Posted: February 2nd, 2016 -
Category: Interviews, News
THE CALL OF THE WEST: INTERVIEW WITH THUKRAL AND TAGRA
Jiten Thukral and Sumir Tagra are a dynamic artist duo based in Delhi, who have been collaborating since 2004. Trained in design, their work incorporates symbols and images from popular culture which appeals to a global audience, addressing universal themes of identity, consumerism and change.
The series title ‘Windows of Opportunity’ is related to migration issues.
How important is this theme to you?
ST: We both come from the Punjab in India, where the idea of success is very different. Travelling abroad is seen as a status symbol, and many young Punjabis move to Western countries because the opportunities are better.
JT: After my schooling, the son of my father’s friend went abroad, so there became pressure on me to go abroad too. And then families will do things like start selling their land to fund their children’s studies; this is very common. For every family in Punjab there will be one person who has moved abroad.
ST: And not all the Indian students who go abroad are really ‘students’ either – they will try desperately to use the time to do as many things as possible that allows them to settle abroad.
JT: In Jalandhar, there are apparently five hundred applicants who apply every day for a UK visa! But after I finished art school, I stayed in India to do my Masters in Chandigarh, and that’s where we both started making projects such as the Bose DK t-shirts. I did go abroad, but when I came back people kept asking ‘why did you come back?’

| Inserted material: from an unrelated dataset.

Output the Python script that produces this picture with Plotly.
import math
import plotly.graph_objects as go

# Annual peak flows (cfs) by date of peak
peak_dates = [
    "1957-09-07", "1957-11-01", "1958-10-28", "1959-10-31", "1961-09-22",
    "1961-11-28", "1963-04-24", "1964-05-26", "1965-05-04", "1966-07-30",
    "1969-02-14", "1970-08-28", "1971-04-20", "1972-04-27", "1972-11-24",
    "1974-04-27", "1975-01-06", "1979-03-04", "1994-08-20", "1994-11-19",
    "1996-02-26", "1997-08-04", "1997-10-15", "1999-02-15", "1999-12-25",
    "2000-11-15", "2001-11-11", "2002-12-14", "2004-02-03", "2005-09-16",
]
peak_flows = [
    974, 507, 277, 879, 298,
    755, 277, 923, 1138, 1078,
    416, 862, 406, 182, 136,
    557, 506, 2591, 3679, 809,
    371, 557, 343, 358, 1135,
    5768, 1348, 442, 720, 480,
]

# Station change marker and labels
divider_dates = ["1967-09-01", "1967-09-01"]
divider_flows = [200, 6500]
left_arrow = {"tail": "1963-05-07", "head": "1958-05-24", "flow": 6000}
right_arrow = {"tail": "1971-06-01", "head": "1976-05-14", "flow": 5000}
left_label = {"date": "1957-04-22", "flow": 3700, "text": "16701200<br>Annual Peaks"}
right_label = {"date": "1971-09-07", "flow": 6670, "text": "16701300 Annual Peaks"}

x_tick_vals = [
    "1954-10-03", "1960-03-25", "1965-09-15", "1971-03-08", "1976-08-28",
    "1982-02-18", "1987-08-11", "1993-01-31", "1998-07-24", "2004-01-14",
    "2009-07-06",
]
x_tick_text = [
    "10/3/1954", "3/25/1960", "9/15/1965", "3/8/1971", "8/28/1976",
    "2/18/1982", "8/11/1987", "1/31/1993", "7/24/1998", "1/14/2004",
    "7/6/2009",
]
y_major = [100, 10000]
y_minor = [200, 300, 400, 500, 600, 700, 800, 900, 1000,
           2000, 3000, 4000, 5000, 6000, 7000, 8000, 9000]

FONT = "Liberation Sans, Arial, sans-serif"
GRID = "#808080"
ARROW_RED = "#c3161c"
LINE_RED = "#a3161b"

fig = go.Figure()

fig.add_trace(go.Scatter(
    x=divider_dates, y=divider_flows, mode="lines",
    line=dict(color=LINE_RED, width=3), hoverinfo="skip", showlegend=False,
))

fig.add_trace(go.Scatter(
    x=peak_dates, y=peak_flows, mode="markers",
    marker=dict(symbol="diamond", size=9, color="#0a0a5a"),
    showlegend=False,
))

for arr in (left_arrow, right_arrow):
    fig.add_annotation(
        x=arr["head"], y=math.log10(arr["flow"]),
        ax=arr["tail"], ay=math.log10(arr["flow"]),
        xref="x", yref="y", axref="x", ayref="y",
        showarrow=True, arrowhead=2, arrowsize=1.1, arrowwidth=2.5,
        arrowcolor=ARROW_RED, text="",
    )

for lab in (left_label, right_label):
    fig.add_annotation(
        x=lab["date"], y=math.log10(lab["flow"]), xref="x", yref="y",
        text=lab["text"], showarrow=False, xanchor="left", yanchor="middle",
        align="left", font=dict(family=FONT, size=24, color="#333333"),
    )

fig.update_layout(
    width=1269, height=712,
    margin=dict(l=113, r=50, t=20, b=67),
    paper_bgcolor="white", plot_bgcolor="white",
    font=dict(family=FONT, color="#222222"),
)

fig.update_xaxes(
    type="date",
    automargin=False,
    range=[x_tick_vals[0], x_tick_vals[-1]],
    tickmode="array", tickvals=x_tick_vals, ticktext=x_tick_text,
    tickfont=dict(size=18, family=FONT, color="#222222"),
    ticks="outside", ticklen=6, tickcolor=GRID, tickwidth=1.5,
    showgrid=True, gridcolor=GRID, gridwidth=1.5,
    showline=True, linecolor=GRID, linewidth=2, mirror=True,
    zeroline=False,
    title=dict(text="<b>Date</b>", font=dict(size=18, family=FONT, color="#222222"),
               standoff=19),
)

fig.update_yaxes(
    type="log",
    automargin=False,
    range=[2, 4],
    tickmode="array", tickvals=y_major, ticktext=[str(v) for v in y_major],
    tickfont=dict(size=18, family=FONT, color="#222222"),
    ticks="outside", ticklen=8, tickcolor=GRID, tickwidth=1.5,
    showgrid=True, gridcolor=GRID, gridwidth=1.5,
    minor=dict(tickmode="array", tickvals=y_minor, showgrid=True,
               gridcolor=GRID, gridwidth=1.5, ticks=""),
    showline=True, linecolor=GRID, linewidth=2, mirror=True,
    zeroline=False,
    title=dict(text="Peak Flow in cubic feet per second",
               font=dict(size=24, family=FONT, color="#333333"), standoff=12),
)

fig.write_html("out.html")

A loving family motto to have.
JT: (laughs) Yes, but it’s true! And then when you are back, family members will visit and they will bring younger sons along and ask you to take them with you, to help them with opportunities.
ST: At our studio in Delhi we used to have kids come and visit and we would feel obliged to guide them, and act as a sort of mentor for them. A kind of precursor to the exhibition in Singapore would be our Art Basel installation in 2007, called “Adolescere Domus”, which was about aspirations of the young Punjabi population who are desperate to move abroad. So that work was based on the years of research we did about all the kids leaving from Jalandhar, and this is something we still find relevant and that still requires a social commentary.
What was the reception like for that work?
ST: People loved it, they understood what we were trying to say, and I think we found our ideal aesthetic in that too.
JT: So we have been documenting all these Punjabi people, and six years later not much has changed – ninety percent of people will still say the same thing, that they want to go abroad.
Do you think that is something to do with the media? Is there some sort of unachievable ideal that is being proliferated through popular culture?
ST: Yes, maybe that is the case. Coming from a design background, we are familiar with advertising, and there does seem to be a message coming through with the popular culture in India. And nothing is changing about it, because when I go back home people still have the same stories, the same dream of a big house in the UK.
You both followed an unconventional route in India by choosing to study art? Did you face any issues along that path?
ST: There is often a lot of pressure to study subjects like medicine or engineering, but it depends on your family’s background. Jiten’s dad is an artist and he runs a studio, so he understands what it’s like and was always supportive. For me, I learned painting and drawing from my mother. So luckily for the both of us, our families never tried to get between us and our creative ideas. But we see a lot of friends of ours who do struggle, and even for us it is hard sometimes to explain what we do to people back home.
You come from a design background, and your work has a very distinctive style that reflects that. Is approaching art from the design and engineering angle a more viable way of becoming an artist in India?
JT: It definitely helps. But it also depends on gender; in my art classes in Chandigarh, 18 out of the class of 20 were girls. There is a definite gender bias towards girls going down the creative path, but even then it is often not necessarily for a career.
To what extent did your family background influence your style?
JT: Well to start, I used to work in my dad’s design studio, and I learnt the technique for spray painting when I was eight years old!
ST: Exactly, it came very naturally to us. Most of our techniques come from our family backgrounds.
JT: My uncle used to have a cinema hall, so they even used to make film sets. At one stage there was this huge studio, with over twenty artists working for us to make billboards!
ST: So we’ve really grown up with this stuff – the planning, the execution, the techniques.
JT: We have two assistants that help us to paint, and they used to actually be my uncle’s assistants who were painting the billboards etc. But it was hard for them to make money, so they switched to driving taxis and trucks instead. So we said why don’t we support them? Then they can see what we are doing, and their kids can see what we are doing. We want them to become artists in their own right, not to be stuck as assistants forever. But even our assistant has the same dream of going abroad! So we come full circle back to the exhibition theme and this problem of a growing Punjabi diaspora. Hopefully we can translate this message to a global audience through our works.